Teams from other schools are invited to program for 8 hours. At the end of the day, the students with the best projects win prizes.

Zenith 
It is a biannual single day fest that includes cultural and technical events. Various schools are invited to participate in the multitude of events including, but not limited to  singing, dancing, programming, engineering and quizzes.

Iris 
It is a science and literary competition that was first conducted in 2018. Events span from treasure hunts and escape rooms to moot court and poetry events.

Founder's Cup 
This is a basketball tournament, held annually since 2016. The tournament allows students from grade 10 to grade 12 to participate. Initially it was only for the NPS group of schools, it was later changed to include other schools. The Tournament takes place over the course of 3 days, with a boys category and a girls category. Referees from the Karnataka Basketball Assication preside over the game.

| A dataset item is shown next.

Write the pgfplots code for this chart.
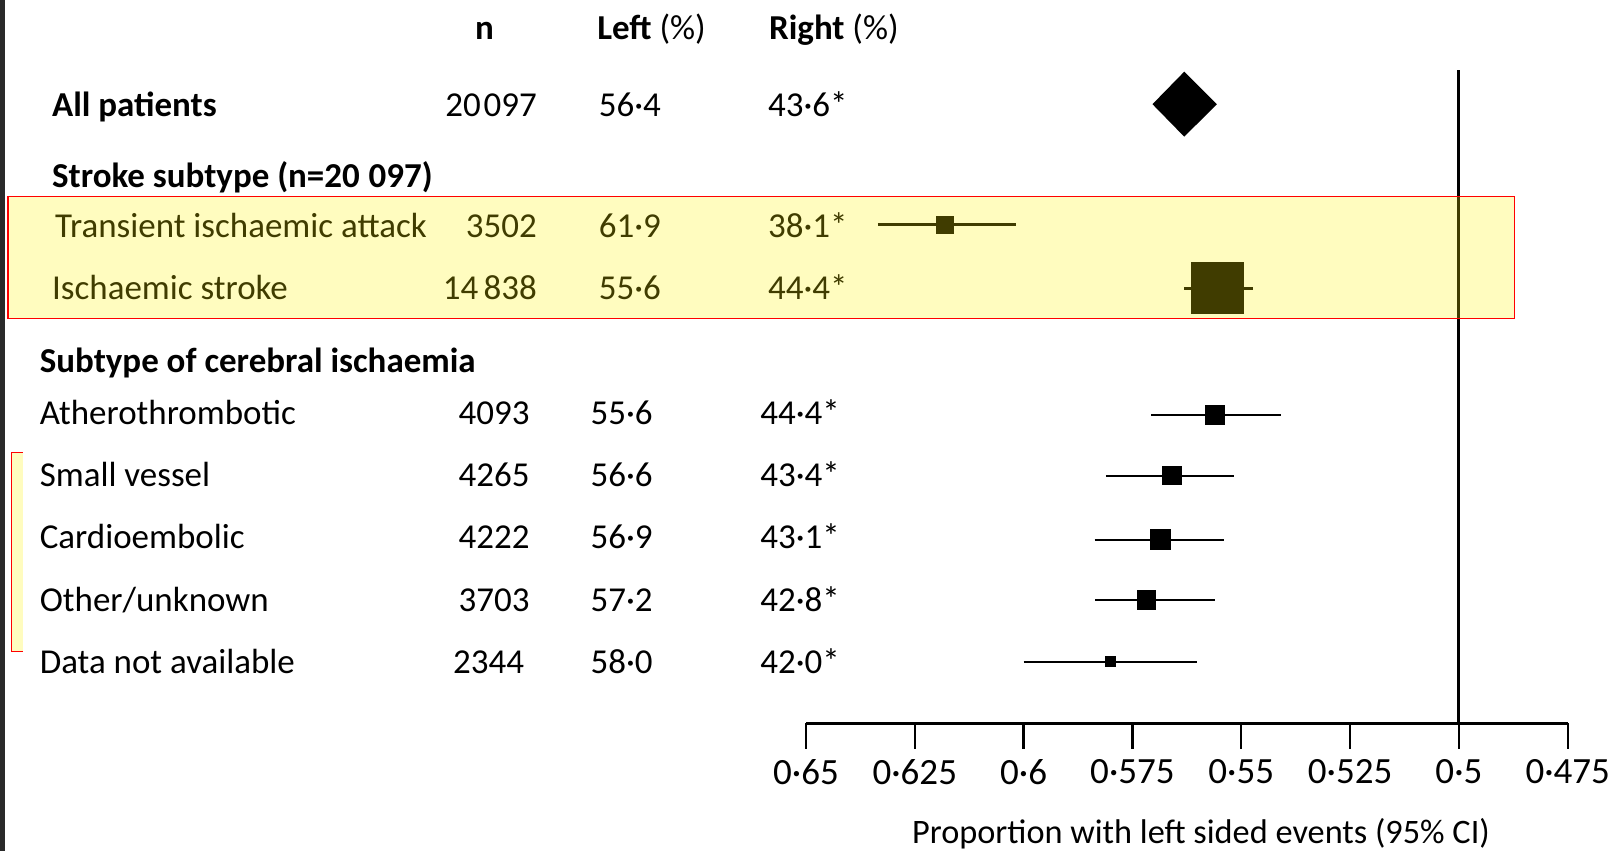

Extracurricular activities 
Students participate in various activities such as quizzing, MUNs, spelling bees, dancing (classical and western) and singing. The school has 2 basketball courts, one cemented. It also features a volleyball / throw ball court and an empty ground. The students have 2 physical education periods a week, each lasting 35 minutes. They are encouraged to play any of the aforementioned sports. Students also attend various sports tournaments representing the school.

Initiatives

TAGE 
Towards A Green Education is a programme started by Aniruddha Voruganti and Nishant Panicker in 2016 that aims to provide stationery and books to the underprivileged. It hosts various drives to collect excess books and stationery from the students. It also hosts paper collection drives and notebook making competitions. The notebooks are made from unused pages of older partially used notebooks. These notebooks are then sent to the underprivileged students.

Why Waste? 
This initiative, created by Garvita Gulhati and Pooja Tanwade, aims to curb food and water waste in restaurants by increasing awareness and introducing a few basic common sense measures. Nearly 130 restaurants in Bengaluru were contacted. As of 2016, over 30 restaurants were cooperating to reduce water wastage in Bengaluru.